Without the pictures, write out all the lines below exactly as they appear.

:: Source material ::
▬▬▬▬▬▬▬▬▬▬
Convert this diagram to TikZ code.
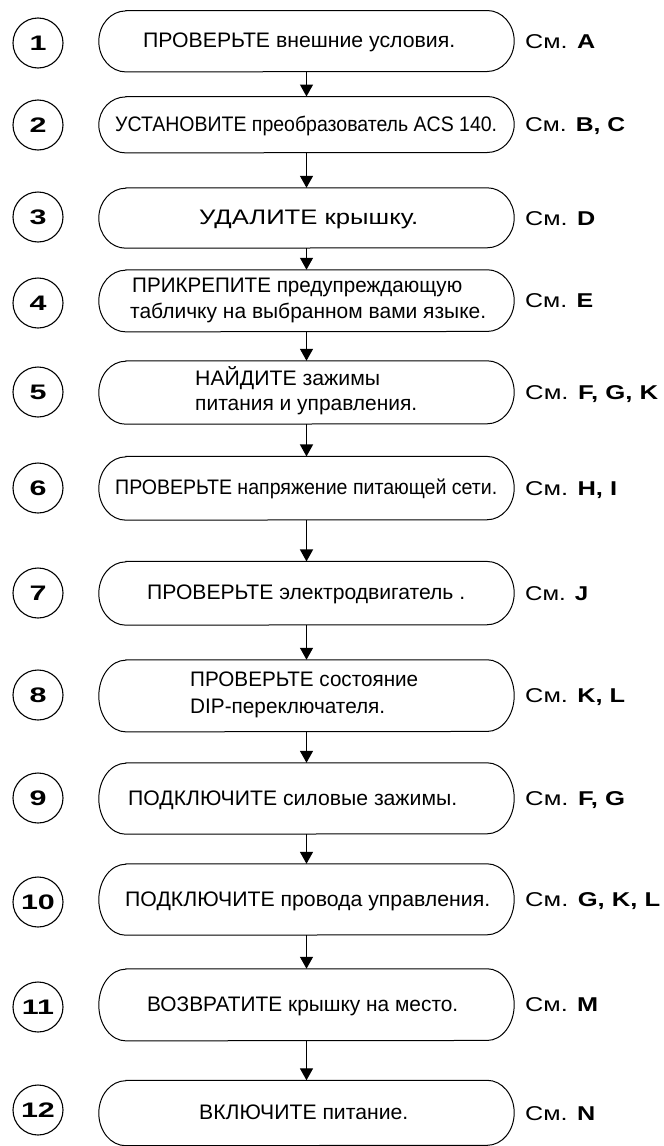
\documentclass[tikz,border=0pt]{standalone}
\usepackage{fontspec}
\setmainfont{Liberation Sans}
\usepackage{graphicx}
\usetikzlibrary{arrows.meta}
\newcommand\fw[2]{\resizebox{#1pt}{\height}{#2}}
\newcommand\widedigit[1]{\scalebox{1.45}[1]{#1}}
\newcommand\stad[3]{%
  \node[geom, minimum height=#3pt] (#1) at (306.5,-#2) {};
  \draw[outline] ([xshift=27pt]#1.north west) -- ([xshift=-27pt]#1.north east)
    arc[start angle=90, end angle=-90, x radius=27pt, y radius=#3/2*1pt]
    -- ([xshift=27pt]#1.south west)
    arc[start angle=270, end angle=90, x radius=27pt, y radius=#3/2*1pt] -- cycle;}
\begin{document}
\begin{tikzpicture}[x=1pt,y=1pt,
  geom/.style={rectangle, draw=none, minimum width=415pt, inner sep=0pt},
  outline/.style={draw=black, line width=1pt},
  num/.style={circle, draw, line width=1.1pt, minimum size=50pt, inner sep=0pt,
    font=\fontsize{21}{21}\selectfont\bfseries},
  txt/.style={anchor=base west, inner sep=0pt, font=\fontsize{21}{26}\selectfont},
  lab/.style={anchor=base west, inner sep=0pt, font=\fontsize{20}{24}\selectfont},
  flow/.style={line width=1.3pt, -{Triangle[width=13pt,length=12pt]}}]
\useasboundingbox (0,0) rectangle (664,-1146);

% boxes
\stad{b1}{41.2}{61}
\stad{b2}{124.7}{56}
\stad{b3}{218}{60}
\stad{b4}{300.8}{61.7}
\stad{b5}{392.5}{63}
\stad{b6}{488.3}{63.3}
\stad{b7}{593.3}{63.3}
\stad{b8}{695.8}{71.7}
\stad{b9}{798.5}{71}
\stad{b10}{899.5}{71}
\stad{b11}{1004.8}{71.7}
\stad{b12}{1113}{65}

% numbers
\node[num] (n1) at (38,-43) {\widedigit{1}};
\node[num] (n2) at (38,-125) {\widedigit{2}};
\node[num] (n3) at (38,-217) {\widedigit{3}};
\node[num] (n4) at (38,-303) {\widedigit{4}};
\node[num] (n5) at (38,-392) {\widedigit{5}};
\node[num] (n6) at (38,-488) {\widedigit{6}};
\node[num] (n7) at (38,-593) {\widedigit{7}};
\node[num] (n8) at (38,-695) {\widedigit{8}};
\node[num] (n9) at (38,-798) {\widedigit{9}};
\node[num] (n10) at (38,-902) {\widedigit{10}};
\node[num] (n11) at (38,-1007) {\widedigit{11}};
\node[num] (n12) at (38,-1110) {\widedigit{12}};

% texts
\node[txt] (t1) at (143,-47.7) {\fw{312}{ПРОВЕРЬТЕ внешние условия.}};
\node[txt] (t2) at (115,-131.2) {\fw{382}{УСТАНОВИТЕ преобразователь ACS 140.}};
\node[txt] (t3) at (199,-224.5) {\fw{219}{УДАЛИТЕ крышку.}};
\node[txt] (t4a) at (132,-292) {\fw{330}{ПРИКРЕПИТЕ предупреждающую}};
\node[txt] (t4b) at (130,-318) {\fw{356}{табличку на выбранном вами языке.}};
\node[txt] (t5a) at (195,-385) {\fw{185}{НАЙДИТЕ зажимы}};
\node[txt] (t5b) at (195,-410.7) {\fw{222}{питания и управления.}};
\node[txt] (t6) at (115,-494.8) {\fw{382}{ПРОВЕРЬТЕ напряжение питающей сети.}};
\node[txt] (t7) at (147,-599.8) {\fw{318}{ПРОВЕРЬТЕ электродвигатель .}};
\node[txt] (t8a) at (190,-686.7) {\fw{228}{ПРОВЕРЬТЕ состояние}};
\node[txt] (t8b) at (190,-713) {\fw{195}{DIP-переключателя.}};
\node[txt] (t9) at (128,-805) {\fw{329}{ПОДКЛЮЧИТЕ силовые зажимы.}};
\node[txt] (t10) at (125,-906) {\fw{365}{ПОДКЛЮЧИТЕ провода управления.}};
\node[txt] (t11) at (147,-1011.3) {\fw{311}{ВОЗВРАТИТЕ крышку на место.}};
\node[txt] (t12) at (199,-1119.5) {\fw{209}{ВКЛЮЧИТЕ питание.}};

% labels
\node[lab] (l1) at (525,-48.2) {\fw{70}{См. \textbf{A}}};
\node[lab] (l2) at (525,-131.7) {\fw{100}{См. \textbf{B, C}}};
\node[lab] (l3) at (525,-225) {\fw{70}{См. \textbf{D}}};
\node[lab] (l4) at (525,-307.8) {\fw{68}{См. \textbf{E}}};
\node[lab] (l5) at (525,-399.5) {\fw{133}{См. \textbf{F, G, K}}};
\node[lab] (l6) at (525,-495.3) {\fw{92}{См. \textbf{H, I}}};
\node[lab] (l7) at (525,-600.3) {\fw{63}{См. \textbf{J}}};
\node[lab] (l8) at (525,-702.8) {\fw{100}{См. \textbf{K, L}}};
\node[lab] (l9) at (525,-805.5) {\fw{100}{См. \textbf{F, G}}};
\node[lab] (l10) at (525,-906.5) {\fw{135}{См. \textbf{G, K, L}}};
\node[lab] (l11) at (525,-1011.8) {\fw{73}{См. \textbf{M}}};
\node[lab] (l12) at (525,-1120) {\fw{70}{См. \textbf{N}}};

% connectors
\draw[flow] (b1) -- (b2);
\draw[flow] (b2) -- (b3);
\draw[flow] (b3) -- (b4);
\draw[flow] (b4) -- (b5);
\draw[flow] (b5) -- (b6);
\draw[flow] (b6) -- (b7);
\draw[flow] (b7) -- (b8);
\draw[flow] (b8) -- (b9);
\draw[flow] (b9) -- (b10);
\draw[flow] (b10) -- (b11);
\draw[flow] (b11) -- (b12);
\end{tikzpicture}
\end{document}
▬▬▬▬▬▬▬▬▬▬
:: Response to the task ::
Convert this diagram to TikZ code.
\documentclass[tikz,border=0pt]{standalone}
\usepackage{fontspec}
\setmainfont{Liberation Sans}
\usepackage{graphicx}
\usetikzlibrary{arrows.meta}
\newcommand\fw[2]{\resizebox{#1pt}{\height}{#2}}
\newcommand\widedigit[1]{\scalebox{1.45}[1]{#1}}
\newcommand\stad[3]{%
  \node[geom, minimum height=#3pt] (#1) at (306.5,-#2) {};
  \draw[outline] ([xshift=27pt]#1.north west) -- ([xshift=-27pt]#1.north east)
    arc[start angle=90, end angle=-90, x radius=27pt, y radius=#3/2*1pt]
    -- ([xshift=27pt]#1.south west)
    arc[start angle=270, end angle=90, x radius=27pt, y radius=#3/2*1pt] -- cycle;}
\begin{document}
\begin{tikzpicture}[x=1pt,y=1pt,
  geom/.style={rectangle, draw=none, minimum width=415pt, inner sep=0pt},
  outline/.style={draw=black, line width=1pt},
  num/.style={circle, draw, line width=1.1pt, minimum size=50pt, inner sep=0pt,
    font=\fontsize{21}{21}\selectfont\bfseries},
  txt/.style={anchor=base west, inner sep=0pt, font=\fontsize{21}{26}\selectfont},
  lab/.style={anchor=base west, inner sep=0pt, font=\fontsize{20}{24}\selectfont},
  flow/.style={line width=1.3pt, -{Triangle[width=13pt,length=12pt]}}]
\useasboundingbox (0,0) rectangle (664,-1146);

% boxes
\stad{b1}{41.2}{61}
\stad{b2}{124.7}{56}
\stad{b3}{218}{60}
\stad{b4}{300.8}{61.7}
\stad{b5}{392.5}{63}
\stad{b6}{488.3}{63.3}
\stad{b7}{593.3}{63.3}
\stad{b8}{695.8}{71.7}
\stad{b9}{798.5}{71}
\stad{b10}{899.5}{71}
\stad{b11}{1004.8}{71.7}
\stad{b12}{1113}{65}

% numbers
\node[num] (n1) at (38,-43) {\widedigit{1}};
\node[num] (n2) at (38,-125) {\widedigit{2}};
\node[num] (n3) at (38,-217) {\widedigit{3}};
\node[num] (n4) at (38,-303) {\widedigit{4}};
\node[num] (n5) at (38,-392) {\widedigit{5}};
\node[num] (n6) at (38,-488) {\widedigit{6}};
\node[num] (n7) at (38,-593) {\widedigit{7}};
\node[num] (n8) at (38,-695) {\widedigit{8}};
\node[num] (n9) at (38,-798) {\widedigit{9}};
\node[num] (n10) at (38,-902) {\widedigit{10}};
\node[num] (n11) at (38,-1007) {\widedigit{11}};
\node[num] (n12) at (38,-1110) {\widedigit{12}};

% texts
\node[txt] (t1) at (143,-47.7) {\fw{312}{ПРОВЕРЬТЕ внешние условия.}};
\node[txt] (t2) at (115,-131.2) {\fw{382}{УСТАНОВИТЕ преобразователь ACS 140.}};
\node[txt] (t3) at (199,-224.5) {\fw{219}{УДАЛИТЕ крышку.}};
\node[txt] (t4a) at (132,-292) {\fw{330}{ПРИКРЕПИТЕ предупреждающую}};
\node[txt] (t4b) at (130,-318) {\fw{356}{табличку на выбранном вами языке.}};
\node[txt] (t5a) at (195,-385) {\fw{185}{НАЙДИТЕ зажимы}};
\node[txt] (t5b) at (195,-410.7) {\fw{222}{питания и управления.}};
\node[txt] (t6) at (115,-494.8) {\fw{382}{ПРОВЕРЬТЕ напряжение питающей сети.}};
\node[txt] (t7) at (147,-599.8) {\fw{318}{ПРОВЕРЬТЕ электродвигатель .}};
\node[txt] (t8a) at (190,-686.7) {\fw{228}{ПРОВЕРЬТЕ состояние}};
\node[txt] (t8b) at (190,-713) {\fw{195}{DIP-переключателя.}};
\node[txt] (t9) at (128,-805) {\fw{329}{ПОДКЛЮЧИТЕ силовые зажимы.}};
\node[txt] (t10) at (125,-906) {\fw{365}{ПОДКЛЮЧИТЕ провода управления.}};
\node[txt] (t11) at (147,-1011.3) {\fw{311}{ВОЗВРАТИТЕ крышку на место.}};
\node[txt] (t12) at (199,-1119.5) {\fw{209}{ВКЛЮЧИТЕ питание.}};

% labels
\node[lab] (l1) at (525,-48.2) {\fw{70}{См. \textbf{A}}};
\node[lab] (l2) at (525,-131.7) {\fw{100}{См. \textbf{B, C}}};
\node[lab] (l3) at (525,-225) {\fw{70}{См. \textbf{D}}};
\node[lab] (l4) at (525,-307.8) {\fw{68}{См. \textbf{E}}};
\node[lab] (l5) at (525,-399.5) {\fw{133}{См. \textbf{F, G, K}}};
\node[lab] (l6) at (525,-495.3) {\fw{92}{См. \textbf{H, I}}};
\node[lab] (l7) at (525,-600.3) {\fw{63}{См. \textbf{J}}};
\node[lab] (l8) at (525,-702.8) {\fw{100}{См. \textbf{K, L}}};
\node[lab] (l9) at (525,-805.5) {\fw{100}{См. \textbf{F, G}}};
\node[lab] (l10) at (525,-906.5) {\fw{135}{См. \textbf{G, K, L}}};
\node[lab] (l11) at (525,-1011.8) {\fw{73}{См. \textbf{M}}};
\node[lab] (l12) at (525,-1120) {\fw{70}{См. \textbf{N}}};

% connectors
\draw[flow] (b1) -- (b2);
\draw[flow] (b2) -- (b3);
\draw[flow] (b3) -- (b4);
\draw[flow] (b4) -- (b5);
\draw[flow] (b5) -- (b6);
\draw[flow] (b6) -- (b7);
\draw[flow] (b7) -- (b8);
\draw[flow] (b8) -- (b9);
\draw[flow] (b9) -- (b10);
\draw[flow] (b10) -- (b11);
\draw[flow] (b11) -- (b12);
\end{tikzpicture}
\end{document}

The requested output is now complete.